Well, that's not entirely true. We did at least grow enough vegetables to keep us well fed through the summer, and there is a bit in the freezer, but certainly not what I was hoping for, not as much as what I grew last year.
There are several reasons for this:
*The chickens. Backyard chickens are lovely, particularly when they have a fenced yard that keeps them out of the garden. I had this sweet little dream that the chickens would go along, picking the nasty bugs out of the garden, fluffing the soil a bit and fertilizing as they went. What I discovered was that chickens - even just four of them - are destructive little beasts. They ate my kale to the ground, picked tomato plants clean of any leaves, and slept on the carrot greens, laying them down flat. Of course, they may have been eating bugs, too, but I couldn't tell. So we made them a nice yard to live in, and let them out frequently when there is someone out to
*My laziness. The best way to grow a great garden is to work hard in it. Somewhere around July, when the temperatures got up over 100 degrees, I lost the motivation to spend an hour each night in my garden. The weeds suffocated some of my plants, I didn't bother fertilizing anything, and it showed in my rather meager harvest. I also lacked any motivation to plant seeds in August for a fall crop, meaning what was planted in spring was all we had.
*Lack of planning. When one is working with very limited space, one must plan to make the most of every bit of space. I seriously failed on this one, just sort of planting things where I felt like it. There were huge chunks of wasted space, minimizing the amount my garden could even produce, and making it look like a hodgepodge of plants, instead of neat and tidy the way I like it.
*The soil. This is the big one. Last year's garden was amazing, producing huge vegetables at a rate we could barely keep up with. It was lush and full and just incredible. I imagine those beautiful plants sucked every bit of life out of the soil, leaving it with pretty much nothing to offer this year. A seed can only do so much with soil that is void of any nutrients. Beets that took two months to grow last year barely produced a bulb after four months this year, despite the same exact watering system. I did toss out a couple of bags of store-bought organic mushroom compost early in the spring, but it wasn't much, and certainly not enough to replenish all that was taken from it the year before.
So we addressed that issue yesterday. I spread a barrel of homemade compost in the worst areas first - composted kitchen scraps and chicken manure, good ol' "black gold" filled with the best nutrients of all kinds. The problem with homemade compost is that you never have enough to really make much of a difference. So we also hauled home a truck-bed load of horse manure. (This is one of the benefits of having a mother who keeps horses. She's always got plenty of poop on hand, and is always willing to share.)

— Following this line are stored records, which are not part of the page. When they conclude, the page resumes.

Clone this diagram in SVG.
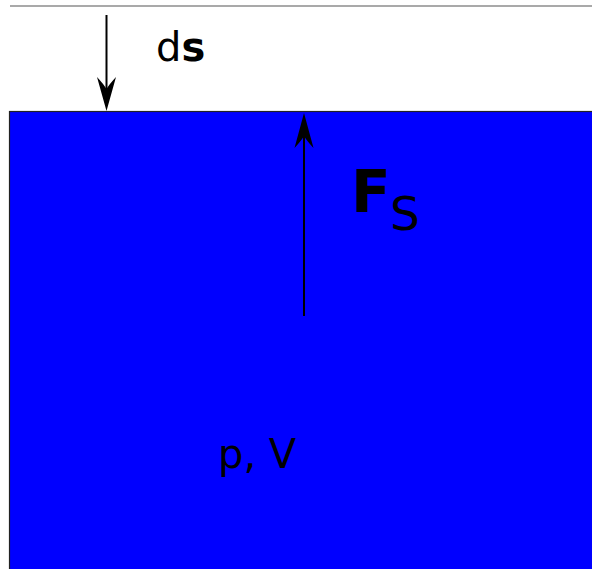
<svg xmlns="http://www.w3.org/2000/svg" width="592" height="569" viewBox="0 0 592 569">
<style>
text{font-family:"DejaVu Sans","Liberation Sans",sans-serif;fill:#000}
.arr{stroke:#000;stroke-width:2;fill:none}
.hd{fill:#000;stroke:none}
</style>
<rect width="592" height="569" fill="#fff"/>
<g id="top-line"><line x1="10" y1="6" x2="592" y2="6" stroke="#555" stroke-width="1.2"/></g>
<g id="gas"><rect x="9.5" y="111.5" width="590" height="470" fill="#0000ff" stroke="#222" stroke-width="1.2"/></g>
<g id="connectors">
<line class="arr" x1="106.5" y1="15" x2="106.5" y2="95"/>
<path class="hd" d="M106.5,111 L116,77 Q109.5,84 106.5,89 Q103.5,84 97,77 Z"/>
<line class="arr" x1="304" y1="316" x2="304" y2="130"/>
<path class="hd" d="M304,113 L313.5,148 Q307,141 304,136 Q301,141 294.5,148 Z"/>
</g>
<g id="label-ds"><text x="156" y="61" font-size="40">d<tspan font-weight="bold">s</tspan></text></g>
<g id="label-Fs"><text x="351" y="212" font-size="58" font-weight="bold">F</text><text x="390" y="230" font-size="47">S</text></g>
<g id="label-pV"><text x="218" y="468" font-size="40">p, V</text></g>
</svg>
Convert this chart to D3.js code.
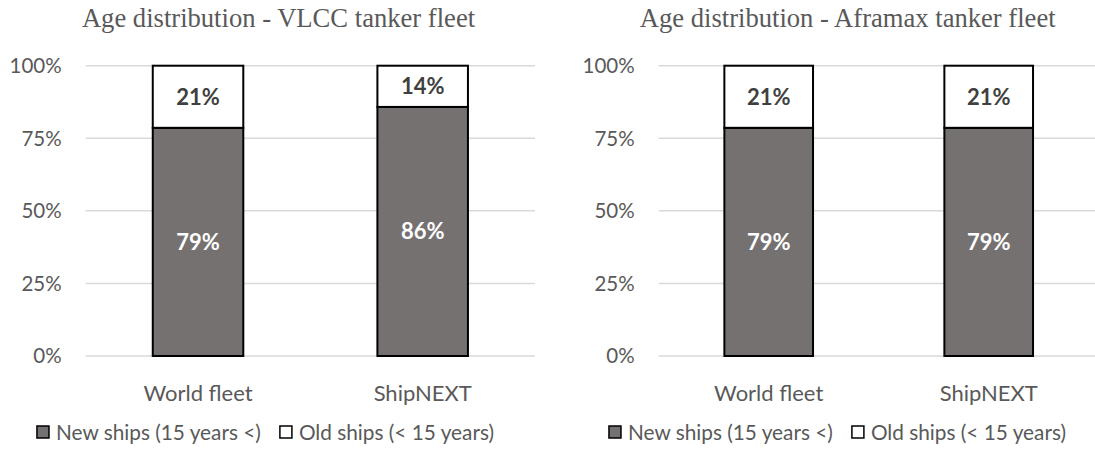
<!DOCTYPE html>
<html>
<head>
<meta charset="utf-8">
<script src="https://cdn.jsdelivr.net/npm/d3@7"></script>
<style>
  body { margin: 0; background: #fff; }
  text { font-family: Lato, "Open Sans", sans-serif; }
</style>
</head>
<body>
<div id="chart"></div>
<script>
// donnees
var categories = ["World fleet", "ShipNEXT"];
var seriesNames = ["New ships (15 years <)", "Old ships (< 15 years)"];
var vlccNew = [78.6, 85.8],
    vlccOld = [21.4, 14.2];
var aframaxNew = [78.6, 78.6],
    aframaxOld = [21.4, 21.4];
var yTicks = [0, 25, 50, 75, 100];
var titles = ["Age distribution - VLCC tanker fleet", "Age distribution - Aframax tanker fleet"];

var width = 1095, height = 454;
var svg = d3.select("#chart").append("svg")
  .attr("width", width).attr("height", height);

var fills = ["#767171", "#ffffff"],
    labelColors = ["#ffffff", "#404040"];

function drawChart(opts) {
  var g = svg.append("g");
  var x = d3.scaleBand().domain(categories).range([opts.left, opts.right]).paddingInner(0.597).paddingOuter(0.2985);
  var y = d3.scaleLinear().domain([0, 100]).range([356, 65.7]);

  // titre
  g.append("text")
    .attr("x", opts.titleX).attr("y", 27)
    .attr("text-anchor", "middle")
    .style("font-family", "'Liberation Serif', 'Times New Roman', serif")
    .style("font-size", "26.6px")
    .style("fill", "#595959")
    .text(opts.title);

  // grille
  g.selectAll("line.grid").data(yTicks).enter().append("line")
    .attr("class", "grid")
    .attr("x1", opts.left).attr("x2", opts.right)
    .attr("y1", d => y(d)).attr("y2", d => y(d))
    .style("stroke", "#d9d9d9").style("stroke-width", 1.5);

  g.selectAll("text.ytick").data(yTicks).enter().append("text")
    .attr("class", "ytick")
    .attr("x", opts.left - 24).attr("y", d => y(d))
    .attr("dy", "0.36em")
    .attr("text-anchor", "end")
    .style("font-size", "20.5px").style("fill", "#595959")
    .text(d => d + "%");

  // empilement
  var rows = categories.map((c, i) => ({cat: c, s0: opts.newVals[i], s1: opts.oldVals[i]}));
  var stack = d3.stack().keys(["s0", "s1"])(rows);

  var layer = g.selectAll("g.layer").data(stack).enter().append("g").attr("class", "layer");
  layer.selectAll("rect").data((d, k) => d.map(p => ({p: p, k: k}))).enter().append("rect")
    .attr("x", d => x(d.p.data.cat))
    .attr("width", x.bandwidth())
    .attr("y", d => y(d.p[1]))
    .attr("height", d => y(d.p[0]) - y(d.p[1]))
    .style("fill", d => fills[d.k])
    .style("stroke", "#000").style("stroke-width", 2);

  layer.selectAll("text").data((d, k) => d.map(p => ({p: p, k: k}))).enter().append("text")
    .attr("x", d => x(d.p.data.cat) + x.bandwidth() / 2)
    .attr("y", d => (y(d.p[0]) + y(d.p[1])) / 2)
    .attr("dy", "0.36em")
    .attr("text-anchor", "middle")
    .style("font-size", "22px").style("font-weight", "bold")
    .style("fill", d => labelColors[d.k])
    .text(d => Math.round(d.p[1] - d.p[0]) + "%");

  // categories
  g.selectAll("text.cat").data(categories).enter().append("text")
    .attr("class", "cat")
    .attr("x", d => x(d) + x.bandwidth() / 2).attr("y", 401)
    .attr("text-anchor", "middle")
    .style("font-size", "22px").style("fill", "#595959")
    .text(d => d);

  // legende
  var leg = g.append("g");
  var xpos = 0;
  seriesNames.forEach(function(name, i) {
    var it = leg.append("g").attr("transform", "translate(" + xpos + ",0)");
    it.append("rect").attr("x", 0).attr("y", 426).attr("width", 12).attr("height", 12)
      .style("fill", fills[i]).style("stroke", "#000").style("stroke-width", 1.5);
    var t = it.append("text").attr("x", 19).attr("y", 440)
      .style("font-size", "20.8px").style("fill", "#595959").text(name);
    xpos += 19 + t.node().getComputedTextLength() + 19;
  });
  var lw = xpos - 19;
  leg.attr("transform", "translate(" + (opts.legendCenter - lw / 2) + ",0)");
}

drawChart({left: 85.7, right: 535, titleX: 278.5, legendCenter: 265.5,
  title: titles[0], newVals: vlccNew, oldVals: vlccOld});
drawChart({left: 658.7, right: 1098.7, titleX: 847.7, legendCenter: 837.5,
  title: titles[1], newVals: aframaxNew, oldVals: aframaxOld});
</script>
</body>
</html>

I hauled the manure into the garden with a wheelbarrow and spread it around while my sweet, hardworking husband tilled it all in thoroughly.

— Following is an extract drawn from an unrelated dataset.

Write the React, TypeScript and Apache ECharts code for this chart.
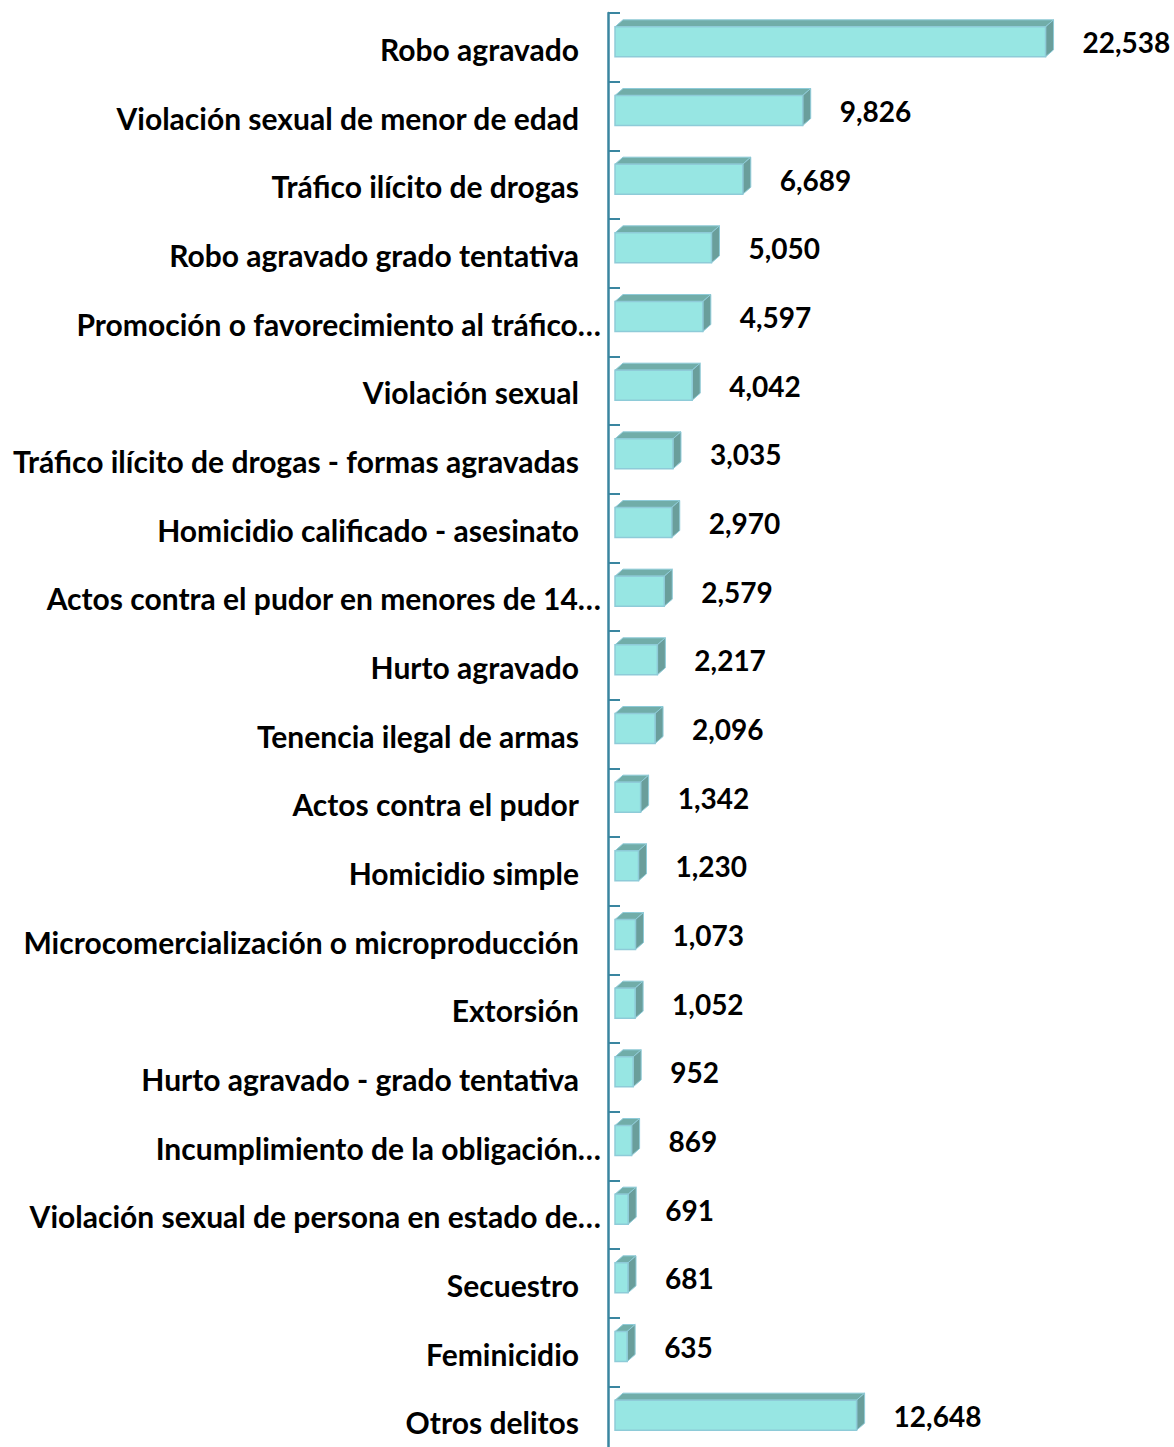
import React, { useEffect, useRef } from "react";
import * as echarts from "echarts";

const categories = [
  "Robo agravado",
  "Violación sexual de menor de edad",
  "Tráfico ilícito de drogas",
  "Robo agravado grado tentativa",
  "Promoción o favorecimiento al tráfico…",
  "Violación sexual",
  "Tráfico ilícito de drogas - formas agravadas",
  "Homicidio calificado - asesinato",
  "Actos contra el pudor en menores de 14…",
  "Hurto agravado",
  "Tenencia ilegal de armas",
  "Actos contra el pudor",
  "Homicidio simple",
  "Microcomercialización o microproducción",
  "Extorsión",
  "Hurto agravado - grado tentativa",
  "Incumplimiento de la obligación…",
  "Violación sexual de persona en estado de…",
  "Secuestro",
  "Feminicidio",
  "Otros delitos",
];

const values = [
  22538, 9826, 6689, 5050, 4597, 4042, 3035, 2970, 2579, 2217, 2096, 1342,
  1230, 1073, 1052, 952, 869, 691, 681, 635, 12648,
];

const FONT = "Lato, 'Noto Sans', sans-serif";

export default function App() {
  const ref = useRef<HTMLDivElement>(null);
  useEffect(() => {
    if (!ref.current) return;
    const chart = echarts.init(ref.current, null, { renderer: "svg" });
    const axisColor = "#3A86A0";
    chart.setOption({
      animation: false,
      backgroundColor: "#ffffff",
      grid: { left: 615, right: 5, top: 13, bottom: 0, containLabel: false },
      xAxis: {
        type: "value",
        min: 0,
        max: 29000,
        show: false,
      },
      yAxis: {
        type: "category",
        inverse: true,
        data: categories,
        offset: 7,
        axisLine: { show: true, onZero: false, lineStyle: { color: axisColor, width: 2.5 } },
        axisTick: {
          show: true,
          inside: true,
          length: 12,
          lineStyle: { color: axisColor, width: 2 },
        },
        axisLabel: {
          margin: 7,
          formatter: (v: string) =>
            v.endsWith("…") ? `{t|${v}}` : `{n|${v}}`,
          rich: {
            n: {
              fontFamily: FONT,
              fontWeight: "bold",
              fontSize: 30,
              color: "#000",
              padding: [3, 22, 0, 0],
            },
            t: {
              fontFamily: FONT,
              fontWeight: "bold",
              fontSize: 30,
              color: "#000",
              padding: [3, 0, 0, 0],
            },
          },
        },
        splitLine: { show: false },
      },
      series: [
        {
          type: "custom",
          encode: { x: 0, y: 1 },
          data: values.map((v, i) => [v, i]),
          renderItem: (params: any, api: any) => {
            const v = api.value(0);
            const i = api.value(1);
            const s = api.coord([0, i]);
            const e = api.coord([v, i]);
            const x0 = s[0];
            const x1 = e[0];
            const cy = s[1];
            const top = cy - 20.5;
            const bot = cy + 9.5;
            const dx = 8;
            const dy = 7;
            return {
              type: "group",
              children: [
                {
                  type: "polygon",
                  shape: {
                    points: [
                      [x0, top],
                      [x0 + dx, top - dy],
                      [x1 + dx, top - dy],
                      [x1, top],
                    ],
                  },
                  style: { fill: "#71ADA9", stroke: "#8ECBD8", lineWidth: 1 },
                },
                {
                  type: "polygon",
                  shape: {
                    points: [
                      [x1, top],
                      [x1 + dx, top - dy],
                      [x1 + dx, bot - dy],
                      [x1, bot],
                    ],
                  },
                  style: { fill: "#6A9E9B", stroke: "#8ECBD8", lineWidth: 1 },
                },
                {
                  type: "rect",
                  shape: { x: x0, y: top, width: x1 - x0, height: bot - top },
                  style: { fill: "#97E6E3", stroke: "#8ECBD8", lineWidth: 1.5 },
                },
                {
                  type: "text",
                  x: x1 + 37,
                  y: cy - 5,
                  style: {
                    text: v.toLocaleString("en-US"),
                    fontFamily: FONT,
                    fontWeight: "bold",
                    fontSize: 28,
                    fill: "#000",
                    verticalAlign: "middle",
                    align: "left",
                  },
                },
              ],
            };
          },
        },
      ],
    });
    return () => chart.dispose();
  }, []);
  return (
    <div
      style={{
        position: "absolute",
        left: 0,
        top: 0,
        width: 1174,
        height: 1447,
        overflow: "hidden",
        background: "#fff",
      }}
    >
      <div
        ref={ref}
        style={{ position: "absolute", left: 0, top: 0, width: 1174, height: 1455 }}
      />
    </div>
  );
}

And of course, the chickens were expected to do their part.
Only they kept getting distracted by the swiss chard in the cold frame. Man, that stuff sure pleases chickens.
So twelve wheelbarrows of horse manure, a barrel of homemade compost, and a bit of sand leftover from my beet storing experiment last year has been dug into the garden. The soil out there is dark and fluffy, a far cry from the compacted clay we started out with. Hopefully this TLC will give us the best garden we've ever had come spring - if my laziness doesn't get in the way of my success!